Can I work from home during the remodel?
Yes, but you need to plan around noise and water shutoffs.
Practical steps:
- Ask for a rough schedule of loud tasks: demolition, cutting tile, drilling.
- Schedule critical calls away from those windows.
- Create one “safe” workspace far from the bathroom, with doors you can close.
Some founders choose to work from a coworking space for the first week of demolition only. After that, noise is usually more predictable.
Should I buy materials myself or let the contractor handle it?
If you enjoy picking materials and price hunting, you can buy visible items like:
– Vanity
– Faucet
– Shower system
– Tile
Let the contractor supply more technical items such as waterproofing systems, thinset, backer board, and plumbing fittings. They know which brands they trust and how much they need.

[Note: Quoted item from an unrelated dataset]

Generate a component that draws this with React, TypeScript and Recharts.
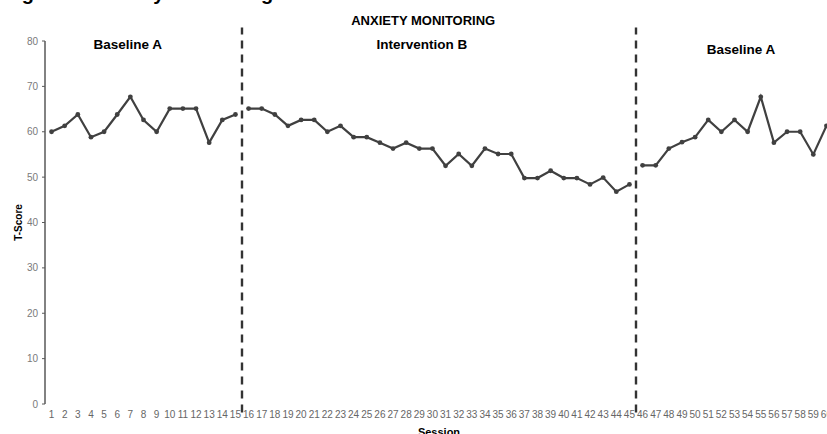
import React from 'react';
import { LineChart, Line, XAxis, YAxis, ReferenceLine, ReferenceDot } from 'recharts';

// session numbers and T-scores
const sessions = [
  1, 2, 3, 4, 5, 6, 7, 8, 9, 10, 11, 12, 13, 14, 15, 16, 17, 18, 19, 20,
  21, 22, 23, 24, 25, 26, 27, 28, 29, 30, 31, 32, 33, 34, 35, 36, 37, 38, 39, 40,
  41, 42, 43, 44, 45, 46, 47, 48, 49, 50, 51, 52, 53, 54, 55, 56, 57, 58, 59, 60,
];
const tScores = [
  60, 61.3, 63.8, 58.8, 60, 63.8, 67.7, 62.6, 60, 65.1, 65.1, 65.1, 57.6, 62.6, 63.8,
  65.1, 65.1, 63.8, 61.3, 62.6, 62.6, 60, 61.3, 58.8, 58.8, 57.6, 56.3, 57.6, 56.3, 56.3,
  52.5, 55.1, 52.5, 56.3, 55.1, 55.1, 49.8, 49.8, 51.4, 49.8, 49.8, 48.4, 49.9, 46.8, 48.4,
  52.6, 52.6, 56.3, 57.7, 58.8, 62.6, 60, 62.6, 60, 67.7, 57.6, 60, 60, 55.0, 61.3,
];
const yTicks = [0, 10, 20, 30, 40, 50, 60, 70, 80];
const phaseBreaks = [15.5, 45.5];
const phaseNames = ['Baseline A', 'Intervention B', 'Baseline A'];
const phaseKeys = ['baseA1', 'interventionB', 'baseA2'];

// one column per phase so the line breaks at each phase change
const data = sessions.map((s, i) => {
  const phase = phaseBreaks.filter((b) => s > b).length;
  const row: Record<string, number | null> = { session: s };
  phaseKeys.forEach((k, p) => {
    row[k] = p === phase ? tScores[i] : null;
  });
  return row;
});
// tick marks sit between sessions, like Excel's category axis
const edgeTicks = [0.5, ...sessions.map((s) => s + 0.5)];

const sans = '"Liberation Sans", Arial, sans-serif';
const lineColor = '#404040';
const axisColor = '#595959';

const phaseSpots = [
  { x: 6.8, y: 79.2 },
  { x: 29.2, y: 79.2 },
  { x: 53.5, y: 78.1 },
];

export default function App() {
  return (
    <div
      style={{
        position: 'absolute',
        left: 0,
        top: 0,
        width: 827,
        height: 434,
        overflow: 'hidden',
        background: '#fff',
      }}
    >
      {/* bottom of the figure caption, cut off by the crop */}
      <svg width={827} height={10} style={{ position: 'absolute', left: 0, top: 0 }}>
        <text x={4} y={0} fontFamily={sans} fontWeight={700} fontSize={20} fill="#000">
          Figure 2. Anxiety Monitoring
        </text>
      </svg>
      <LineChart
        width={833}
        height={434}
        data={data}
        margin={{ top: 41, right: 0, bottom: 0, left: 0 }}
      >
        <XAxis
          xAxisId="edges"
          dataKey="session"
          type="number"
          domain={[0.5, 60.5]}
          ticks={edgeTicks}
          interval={0}
          height={0}
          tickSize={4}
          tickFormatter={() => ''}
          axisLine={{ stroke: axisColor, strokeWidth: 1.5 }}
          tickLine={{ stroke: axisColor, strokeWidth: 1.2 }}
        />
        <XAxis
          xAxisId="main"
          dataKey="session"
          type="number"
          domain={[0.5, 60.5]}
          ticks={sessions}
          interval={0}
          height={30}
          tickSize={0}
          tickMargin={7}
          axisLine={false}
          tickLine={false}
          tick={{ fontSize: 10, fill: '#666', fontFamily: sans }}
          label={{
            value: 'Session',
            position: 'insideBottom',
            offset: -2,
            fontSize: 11,
            fontWeight: 700,
            fill: '#000',
            fontFamily: sans,
          }}
        />
        <YAxis
          width={45}
          domain={[0, 80]}
          ticks={yTicks}
          interval={0}
          tickSize={3}
          tickMargin={4}
          axisLine={{ stroke: axisColor, strokeWidth: 1.5 }}
          tickLine={{ stroke: axisColor }}
          tick={{ fontSize: 10, fill: '#7a7a7a', fontFamily: sans }}
          label={{
            value: 'T-Score',
            angle: -90,
            position: 'center',
            dx: -4.5,
            fontSize: 10,
            fontWeight: 700,
            fill: '#000',
            fontFamily: sans,
          }}
        />
        {phaseBreaks.map((b) => (
          <ReferenceLine
            key={b}
            xAxisId="main"
            segment={[
              { x: b, y: -1.9 },
              { x: b, y: 83 },
            ]}
            ifOverflow="visible"
            stroke="#333"
            strokeWidth={2.4}
            strokeDasharray="8 6"
          />
        ))}
        <ReferenceDot
          xAxisId="main"
          x={29.3}
          y={84.5}
          r={0}
          ifOverflow="visible"
          label={{
            value: 'ANXIETY MONITORING',
            position: 'center',
            fontSize: 13,
            fontWeight: 700,
            fill: '#000',
            fontFamily: sans,
          }}
        />
        {phaseNames.map((name, i) => (
          <ReferenceDot
            key={i}
            xAxisId="main"
            x={phaseSpots[i].x}
            y={phaseSpots[i].y}
            r={0}
            ifOverflow="visible"
            label={{
              value: name,
              position: 'center',
              fontSize: 13.5,
              fontWeight: 700,
              fill: '#000',
              fontFamily: sans,
            }}
          />
        ))}
        {phaseKeys.map((k) => (
          <Line
            key={k}
            xAxisId="main"
            type="linear"
            dataKey={k}
            stroke={lineColor}
            strokeWidth={2.2}
            connectNulls={false}
            dot={{ r: 2.4, fill: lineColor, stroke: lineColor, strokeWidth: 0 }}
            activeDot={false}
            isAnimationActive={false}
          />
        ))}
      </LineChart>
    </div>
  );
}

Keep in mind that if you buy materials, you are also the one who has to deal with returns, shortages, and delayed deliveries.
What if something goes wrong after the project is done?
Ask about warranty terms before you start. Common promises are:
– 1 year on labor
– Manufacturer warranty on fixtures and tile
If you spot something like loose grout or a small leak, do not wait months. Document it with photos and reach out right away.
This is where your earlier choice of contractor matters. The one who was reasonably structured, answered questions clearly, and did not push for massive up front payments is more likely to come back and fix issues in good faith.
Can I use any of this thinking for my SaaS itself?
Yes. In a way, this whole guide is about practicing the same discipline in your personal space that you try to hold at work:
– Clear scope
– Visible progress
– Reasonable contracts
– Honest tradeoffs
If you notice that you were very structured with your bathroom but loose with your feature releases, that is an interesting signal. You can ask yourself why it is easier to manage a physical project than your own roadmap.
And if the reverse is true, and you run tight sprints but your house projects are chaos, maybe that gap is worth fixing first.
What other “offline” projects in your life would benefit if you treated them with the same calm, structured thinking you bring to your SaaS?